- [JOB]:
Print the material below exactly as it stands, please, from its first line to the line holding "92, bottom: 420", with no pictures.

# ROWS start

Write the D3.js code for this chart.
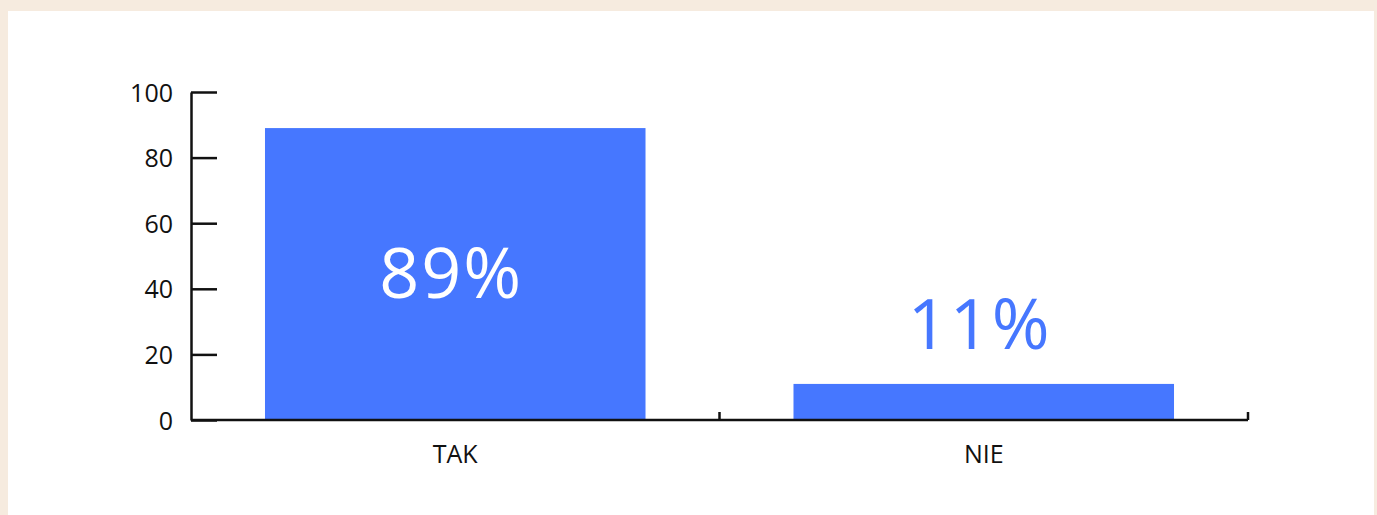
<!DOCTYPE html>
<html>
<head>
<meta charset="utf-8">
<script src="https://cdn.jsdelivr.net/npm/d3@7"></script>
<style>
  html, body { margin: 0; padding: 0; background: #f6ebdf; }
  #frame { position: absolute; left: 8px; top: 11px; width: 1366px; height: 504px; background: #ffffff; }
  svg { position: absolute; left: 0; top: 0; }
</style>
</head>
<body>
<div id="frame"></div>
<svg id="chart" width="1377" height="515"></svg>
<script>
// Survey answers and their shares (percent)
const categories = ["TAK", "NIE"];
const values = [89, 11];
const yTicks = [0, 20, 40, 60, 80, 100];

const barColor = "#4677ff";
const axisColor = "#111111";
const labelFont = "'Open Sans', 'Noto Sans', sans-serif";

const svg = d3.select("#chart");

const plot = { left: 191, right: 1248, top: 92, bottom: 420 };

const x = d3.scaleBand()
  .domain(categories)
  .range([plot.left, plot.right])
  .paddingInner(0)
  .paddingOuter(0);

const y = d3.scaleLinear()
  .domain([0, 100])
  .range([plot.bottom, plot.top]);

const barFrac = 0.72;
const barW = x.bandwidth() * barFrac;
const barOff = (x.bandwidth() - barW) / 2;

// Bars
svg.append("g").selectAll("rect")
  .data(categories)
  .join("rect")
  .attr("x", (d) => x(d) + barOff)
  .attr("width", barW)
  .attr("y", (d, i) => y(values[i]))
  .attr("height", (d, i) => y(0) - y(values[i]))
  .attr("fill", barColor);

// Y axis: ticks pointing into the plot
const yAxis = svg.append("g")
  .attr("transform", `translate(${plot.left},0)`)
  .call(d3.axisRight(y).tickValues(yTicks).tickSize(26).tickSizeOuter(0).tickFormat(d3.format("d")));
yAxis.select(".domain").attr("stroke", axisColor).attr("stroke-width", 2.5);
yAxis.selectAll(".tick line").attr("stroke", axisColor).attr("stroke-width", 2.5);
yAxis.selectAll(".tick text")
  .attr("x", -18)
  .attr("text-anchor", "end")
  .attr("dy", "0.36em")
  .attr("fill", axisColor)
  .style("font-family", labelFont)
  .style("font-size", "25px");

// X axis: baseline with ticks at band boundaries
const xg = svg.append("g").attr("transform", `translate(0,${plot.bottom})`);
xg.append("line")
  .attr("x1", plot.left).attr("x2", plot.right)
  .attr("stroke", axisColor).attr("stroke-width", 2.5);
const boundaries = categories.slice(1).map((d) => x(d)).concat([plot.right]);
xg.selectAll("line.tick")
  .data(boundaries)
  .join("line")
  .attr("class", "tick")
  .attr("x1", (d) => d).attr("x2", (d) => d)
  .attr("y1", 0).attr("y2", -8)
  .attr("stroke", axisColor).attr("stroke-width", 2.5);
xg.selectAll("text")
  .data(categories)
  .join("text")
  .attr("x", (d) => x(d) + x.bandwidth() / 2)
  .attr("y", 43)
  .attr("text-anchor", "middle")
  .attr("fill", axisColor)
  .style("font-family", labelFont)
  .style("font-size", "25px")
  .text((d) => d);

// Value labels: inside tall bars, above short ones
svg.append("g").selectAll("text")
  .data(categories)
  .join("text")
  .attr("x", (d) => x(d) + x.bandwidth() / 2 - 4)
  .attr("y", (d, i) => {
    const top = y(values[i]);
    return values[i] > 30 ? (top + y(0)) / 2 + 24 : top - 35;
  })
  .attr("text-anchor", "middle")
  .attr("fill", (d, i) => values[i] > 30 ? "#ffffff" : barColor)
  .style("font-family", labelFont)
  .style("font-weight", 400)
  .style("letter-spacing", "2px")
  .style("font-size", "70px")
  .text((d, i) => values[i] + "%");
</script>
</body>
</html>
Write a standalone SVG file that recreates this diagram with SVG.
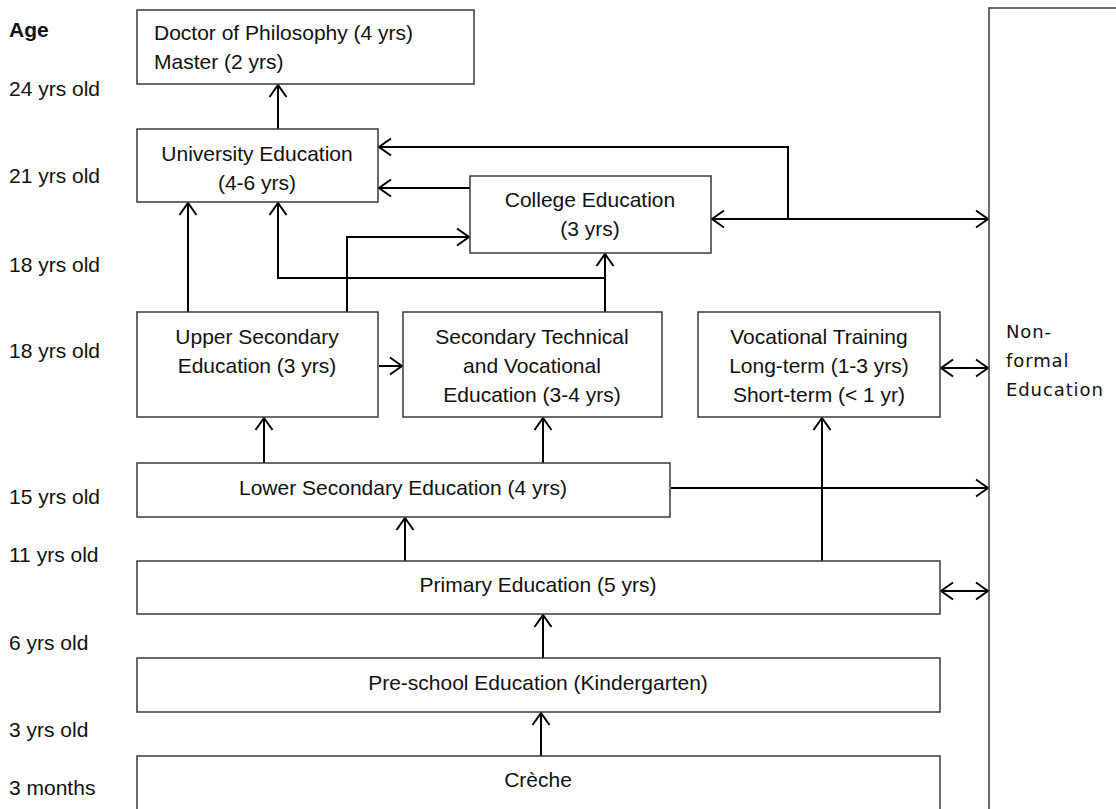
<svg xmlns="http://www.w3.org/2000/svg" width="1116" height="809" viewBox="0 0 1116 809">
<style>
.box{fill:#fff;stroke:#3a3a3a;stroke-width:1.5}
.t{font-family:"Liberation Sans",Arial,sans-serif;font-size:21px;fill:#111}
.c{text-anchor:middle}
.nf{font-family:"DejaVu Sans",Verdana,sans-serif;font-size:18px;letter-spacing:0.9px;fill:#111}
.ln{fill:none;stroke:#000;stroke-width:2}
</style>
<defs>
<marker id="ah" markerUnits="userSpaceOnUse" viewBox="0 0 16 20" markerWidth="16" markerHeight="20" refX="14" refY="10" orient="auto-start-reverse">
<path d="M2,1.5 L14,10 L2,18.5" fill="none" stroke="#000" stroke-width="2"/>
</marker>
</defs>
<rect width="1116" height="809" fill="#fff"/>
<g id="ages" class="t">
<text x="9" y="37" font-weight="bold">Age</text>
<text x="9" y="96">24 yrs old</text>
<text x="9" y="183">21 yrs old</text>
<text x="9" y="272">18 yrs old</text>
<text x="9" y="358">18 yrs old</text>
<text x="9" y="504">15 yrs old</text>
<text x="9" y="562">11 yrs old</text>
<text x="9" y="650">6 yrs old</text>
<text x="9" y="737">3 yrs old</text>
<text x="9" y="795">3 months</text>
</g>
<g id="connectors" class="ln">
<path d="M278,129 V85" marker-end="url(#ah)"/>
<path d="M788,219 V147 H379" marker-end="url(#ah)"/>
<path d="M470,188 H379" marker-end="url(#ah)"/>
<path d="M712,219 H988" marker-start="url(#ah)" marker-end="url(#ah)"/>
<path d="M188,312 V203" marker-end="url(#ah)"/>
<path d="M605,312 V254" marker-end="url(#ah)"/>
<path d="M605,278 H278 V203" marker-end="url(#ah)"/>
<path d="M347,312 V237 H469" marker-end="url(#ah)"/>
<path d="M379,366 H402" marker-end="url(#ah)"/>
<path d="M941,368 H988" marker-start="url(#ah)" marker-end="url(#ah)"/>
<path d="M264,463 V418" marker-end="url(#ah)"/>
<path d="M543,463 V418" marker-end="url(#ah)"/>
<path d="M671,488 H988" marker-end="url(#ah)"/>
<path d="M405,561 V518" marker-end="url(#ah)"/>
<path d="M822,561 V418" marker-end="url(#ah)"/>
<path d="M941,591 H988" marker-start="url(#ah)" marker-end="url(#ah)"/>
<path d="M543,658 V615" marker-end="url(#ah)"/>
<path d="M541,756 V713" marker-end="url(#ah)"/>
</g>
<g id="nonformal">
<rect class="box" x="989" y="8" width="140" height="820"/>
<text class="nf" x="1006" y="338">Non-</text>
<text class="nf" x="1006" y="367">formal</text>
<text class="nf" x="1006" y="396">Education</text>
</g>
<g id="doctor">
<rect class="box" x="137" y="10" width="337" height="74"/>
<text class="t" x="154" y="40">Doctor of Philosophy (4 yrs)</text>
<text class="t" x="154" y="69">Master (2 yrs)</text>
</g>
<g id="university">
<rect class="box" x="137" y="129" width="241" height="73"/>
<text class="t c" x="257" y="161">University Education</text>
<text class="t c" x="257" y="190">(4-6 yrs)</text>
</g>
<g id="college">
<rect class="box" x="470" y="176" width="241" height="77"/>
<text class="t c" x="590" y="207">College Education</text>
<text class="t c" x="590" y="236">(3 yrs)</text>
</g>
<g id="upper">
<rect class="box" x="137" y="312" width="241" height="105"/>
<text class="t c" x="257" y="344">Upper Secondary</text>
<text class="t c" x="257" y="373">Education (3 yrs)</text>
</g>
<g id="stve">
<rect class="box" x="403" y="312" width="259" height="105"/>
<text class="t c" x="532" y="344">Secondary Technical</text>
<text class="t c" x="532" y="373">and Vocational</text>
<text class="t c" x="532" y="402">Education (3-4 yrs)</text>
</g>
<g id="vocational">
<rect class="box" x="698" y="312" width="242" height="105"/>
<text class="t c" x="819" y="344">Vocational Training</text>
<text class="t c" x="819" y="373">Long-term (1-3 yrs)</text>
<text class="t c" x="819" y="402">Short-term (&lt; 1 yr)</text>
</g>
<g id="lower">
<rect class="box" x="137" y="463" width="533" height="54"/>
<text class="t c" x="403" y="495">Lower Secondary Education (4 yrs)</text>
</g>
<g id="primary">
<rect class="box" x="137" y="561" width="803" height="53"/>
<text class="t c" x="538" y="592">Primary Education (5 yrs)</text>
</g>
<g id="preschool">
<rect class="box" x="137" y="658" width="803" height="54"/>
<text class="t c" x="538" y="690">Pre-school Education (Kindergarten)</text>
</g>
<g id="creche">
<rect class="box" x="137" y="756" width="803" height="70"/>
<text class="t c" x="538" y="787">Crèche</text>
</g>
</svg>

# ROWS end

- [SOLUTION TO THE EXERCISE]:
Write the D3.js code for this chart.
<!DOCTYPE html>
<html>
<head>
<meta charset="utf-8">
<script src="https://cdn.jsdelivr.net/npm/d3@7"></script>
<style>
  html, body { margin: 0; padding: 0; background: #f6ebdf; }
  #frame { position: absolute; left: 8px; top: 11px; width: 1366px; height: 504px; background: #ffffff; }
  svg { position: absolute; left: 0; top: 0; }
</style>
</head>
<body>
<div id="frame"></div>
<svg id="chart" width="1377" height="515"></svg>
<script>
// Survey answers and their shares (percent)
const categories = ["TAK", "NIE"];
const values = [89, 11];
const yTicks = [0, 20, 40, 60, 80, 100];

const barColor = "#4677ff";
const axisColor = "#111111";
const labelFont = "'Open Sans', 'Noto Sans', sans-serif";

const svg = d3.select("#chart");

const plot = { left: 191, right: 1248, top: 92, bottom: 420 };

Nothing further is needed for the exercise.